=== WHAT THE EXERCISE ASKS ===
Output each line exactly as it appears, skipping any embedded picture.

========================================================================

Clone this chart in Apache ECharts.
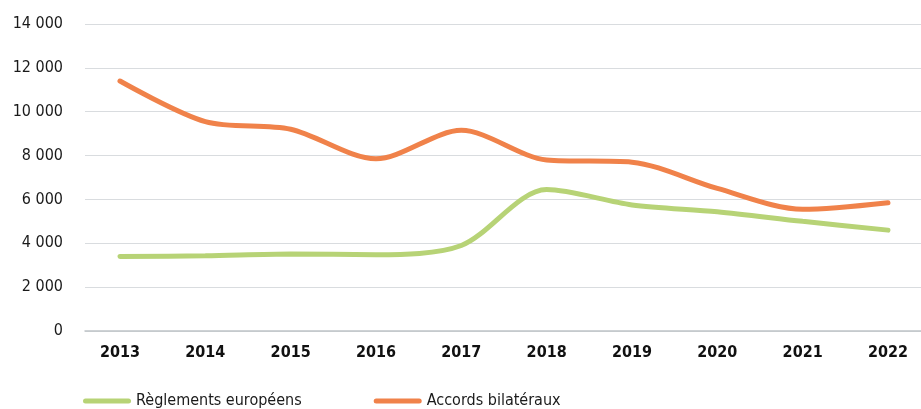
<!DOCTYPE html>
<html>
<head>
<meta charset="utf-8">
<style>
  html, body { margin: 0; padding: 0; background: #fff; }
  #chart { width: 921px; height: 409px; }
</style>
<script src="https://cdn.jsdelivr.net/npm/echarts@6/dist/echarts.min.js"></script>
</head>
<body>
<div id="chart"></div>
<script>
// Data
const years = [2013, 2014, 2015, 2016, 2017, 2018, 2019, 2020, 2021, 2022];
const reglementsEuropeens = [3400, 3430, 3510, 3480, 3900, 6450, 5750, 5440, 5000, 4600];
const accordsBilateraux = [11400, 9550, 9200, 7850, 9150, 7800, 7700, 6500, 5550, 5850];
const seriesNames = ['Règlements européens', 'Accords bilatéraux'];
const yTicks = [0, 2000, 4000, 6000, 8000, 10000, 12000, 14000];

const font = '"Liberation Sans Narrow", "DejaVu Sans Condensed", sans-serif';

function pairs(values) {
    return years.map(function(y, i) { return [y, values[i]]; });
}

function fmtThousands(v) {
    return String(v).replace(/\B(?=(\d{3})+(?!\d))/g, ' ');
}

const chart = echarts.init(document.getElementById('chart'));

const option = {
    animation: false,
    grid: { left: 85, right: 0, top: 24, bottom: 78 },
    legend: {
        left: 83,
        top: 393,
        padding: 0,
        itemWidth: 48,
        itemHeight: 5,
        itemGap: 72,
        icon: 'path://M2.5,0 L45.5,0 A2.5,2.5 0 0 1 45.5,5 L2.5,5 A2.5,2.5 0 0 1 2.5,0 Z',
        textStyle: { fontFamily: font, fontSize: 16, color: '#1a1a1a' },
        data: seriesNames
    },
    xAxis: {
        type: 'value',
        min: 2012.59,
        max: 2022.387,
        splitLine: { show: false },
        axisTick: { show: false },
        axisLine: { show: true, lineStyle: { color: '#bfc3c7', width: 1.5 } },
        axisLabel: {
            customValues: years,
            formatter: function(v) { return String(v); },
            fontFamily: font,
            fontWeight: 'bold',
            fontSize: 16,
            color: '#111',
            margin: 14
        }
    },
    yAxis: {
        type: 'value',
        min: yTicks[0],
        max: yTicks[yTicks.length - 1],
        interval: 2000,
        axisLine: { show: false },
        axisTick: { show: false },
        splitLine: { lineStyle: { color: '#d9dcdf', width: 1 } },
        axisLabel: {
            formatter: fmtThousands,
            fontFamily: font,
            fontSize: 16,
            color: '#1a1a1a',
            margin: 22
        }
    },
    series: [
        {
            name: seriesNames[0],
            type: 'line',
            data: pairs(reglementsEuropeens),
            smooth: 0.3,
            symbol: 'none',
            color: '#b7d376',
            lineStyle: { width: 5, color: '#b7d376', cap: 'round' }
        },
        {
            name: seriesNames[1],
            type: 'line',
            data: pairs(accordsBilateraux),
            smooth: 0.3,
            symbol: 'none',
            color: '#f0824a',
            lineStyle: { width: 5, color: '#f0824a', cap: 'round' }
        }
    ]
};

chart.setOption(option);
</script>
</body>
</html>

========================================================================

=== EXERCISE RESPONSE ===
Clone this chart in Apache ECharts.
<!DOCTYPE html>
<html>
<head>
<meta charset="utf-8">
<style>
  html, body { margin: 0; padding: 0; background: #fff; }
  #chart { width: 921px; height: 409px; }
</style>
<script src="https://cdn.jsdelivr.net/npm/echarts@6/dist/echarts.min.js"></script>
</head>
<body>
<div id="chart"></div>
<script>
// Data
const years = [2013, 2014, 2015, 2016, 2017, 2018, 2019, 2020, 2021, 2022];
const reglementsEuropeens = [3400, 3430, 3510, 3480, 3900, 6450, 5750, 5440, 5000, 4600];
const accordsBilateraux = [11400, 9550, 9200, 7850, 9150, 7800, 7700, 6500, 5550, 5850];
const seriesNames = ['Règlements européens', 'Accords bilatéraux'];
const yTicks = [0, 2000, 4000, 6000, 8000, 10000, 12000, 14000];

const font = '"Liberation Sans Narrow", "DejaVu Sans Condensed", sans-serif';

function pairs(values) {
    return years.map(function(y, i) { return [y, values[i]]; });
}

function fmtThousands(v) {
    return String(v).replace(/\B(?=(\d{3})+(?!\d))/g, ' ');
}

const chart = echarts.init(document.getElementById('chart'));

const option = {
    animation: false,
    grid: { left: 85, right: 0, top: 24, bottom: 78 },
    legend: {
        left: 83,
        top: 393,
        padding: 0,
        itemWidth: 48,
        itemHeight: 5,
        itemGap: 72,
        icon: 'path://M2.5,0 L45.5,0 A2.5,2.5 0 0 1 45.5,5 L2.5,5 A2.5,2.5 0 0 1 2.5,0 Z',
        textStyle: { fontFamily: font, fontSize: 16, color: '#1a1a1a' },
        data: seriesNames
    },
    xAxis: {
        type: 'value',
        min: 2012.59,
        max: 2022.387,
        splitLine: { show: false },
        axisTick: { show: false },
        axisLine: { show: true, lineStyle: { color: '#bfc3c7', width: 1.5 } },
        axisLabel: {
            customValues: years,
            formatter: function(v) { return String(v); },
            fontFamily: font,
            fontWeight: 'bold',
            fontSize: 16,
            color: '#111',
            margin: 14
        }
    },
    yAxis: {
        type: 'value',
        min: yTicks[0],
        max: yTicks[yTicks.length - 1],
        interval: 2000,
        axisLine: { show: false },
        axisTick: { show: false },
        splitLine: { lineStyle: { color: '#d9dcdf', width: 1 } },
        axisLabel: {
            formatter: fmtThousands,
            fontFamily: font,
            fontSize: 16,
            color: '#1a1a1a',
            margin: 22
        }
    },
    series: [
        {
            name: seriesNames[0],
            type: 'line',
            data: pairs(reglementsEuropeens),
            smooth: 0.3,
            symbol: 'none',
            color: '#b7d376',
            lineStyle: { width: 5, color: '#b7d376', cap: 'round' }
        },
        {
            name: seriesNames[1],
            type: 'line',
            data: pairs(accordsBilateraux),
            smooth: 0.3,
            symbol: 'none',
            color: '#f0824a',
            lineStyle: { width: 5, color: '#f0824a', cap: 'round' }
        }
    ]
};

chart.setOption(option);
</script>
</body>
</html>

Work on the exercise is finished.